Some member states who wanted to win lost, and those happy they won may have lost without even knowing it. Oddly, a resolution was presented – and passed – at the conference which at its core is supposed to stop the illegal trade in wildlife that called on member countries: “… to adopt measures to prohibit, prevent, detect and counter instances of corruption and ensure that any corrupt practices associated with the administration, regulation, implementation or enforcement of Cites are punishable as criminal offences with appropriate penalties under national legislation …”.
The big losers of the conference – or winners, depending on which side of the wall you stood – were lions, elephants and rhinos.
With lions beginning to fade on the African continent – already possibly extinct in seven countries and “functionally” extinct in 15 others – a bitter behind-the-scenes fight over the value of “sustainable use” led to lions not being given top protection status.
Swaziland’s application to legalise trade in rhino horn bounced, leaving it floundering as to how it will fund protection of its growing population of rhinos.
Rhinos have been on Cites Appendix 1 since 1977, and populations have blossomed in countries with massive budgets.

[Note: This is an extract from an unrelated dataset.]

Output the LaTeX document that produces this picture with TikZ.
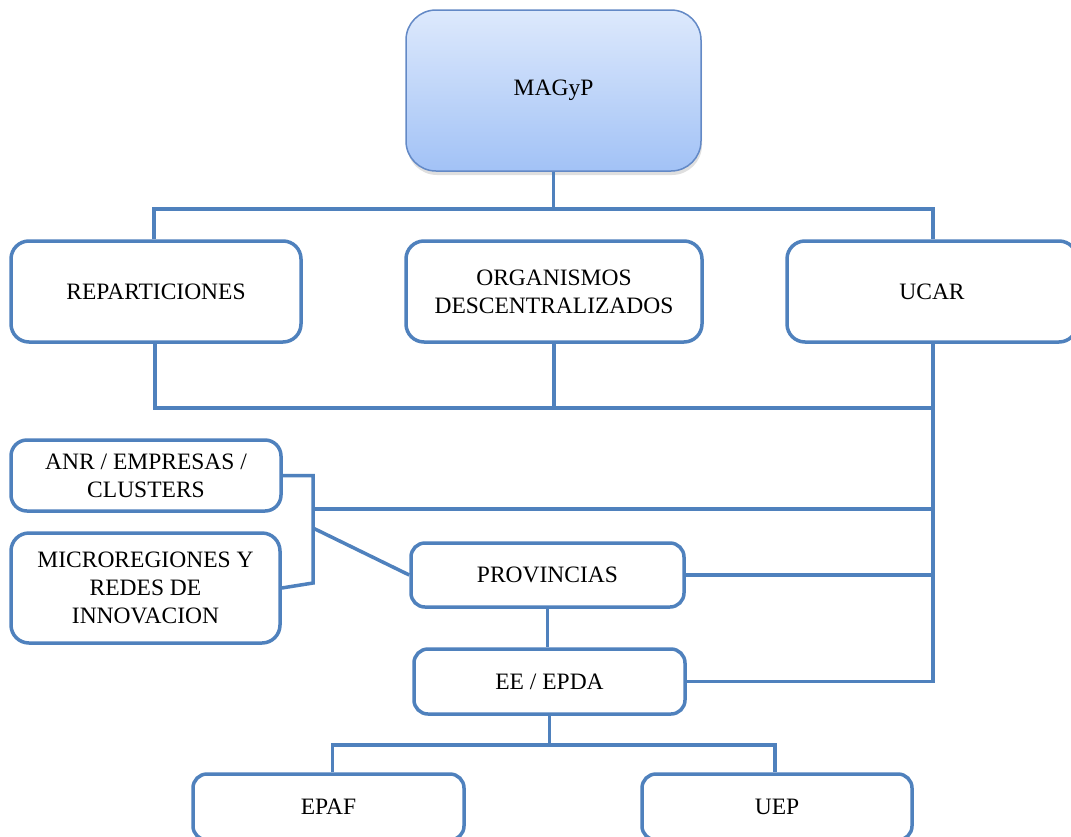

African grey parrots, Barbary Macaques, Blaine’s fishhook cactus, elephants, saiga antelopes, cheetahs, helmeted hornbills, pangolins, rhinos and totoabas were all given added protection as were multiple new animals and plants, including more than 350 species of rosewood, devil rays, silky sharks and thresher sharks.
In contrast, the Cape mountain zebra, several species of crocodiles and the wood bison, among a few other species, came off Appendix 1 to Appendix 2, where trade and “sustainable use” would be conditionally allowed.
With elephant poaching at an all-time high, the pachyderm also failed to make it to Appendix 1. CoP17, said Cites secretary-general John E Scanlon, was “a game changer that will be remembered as a point in history when the tide turned in favour of ensuring the survival of our most vulnerable wildlife.”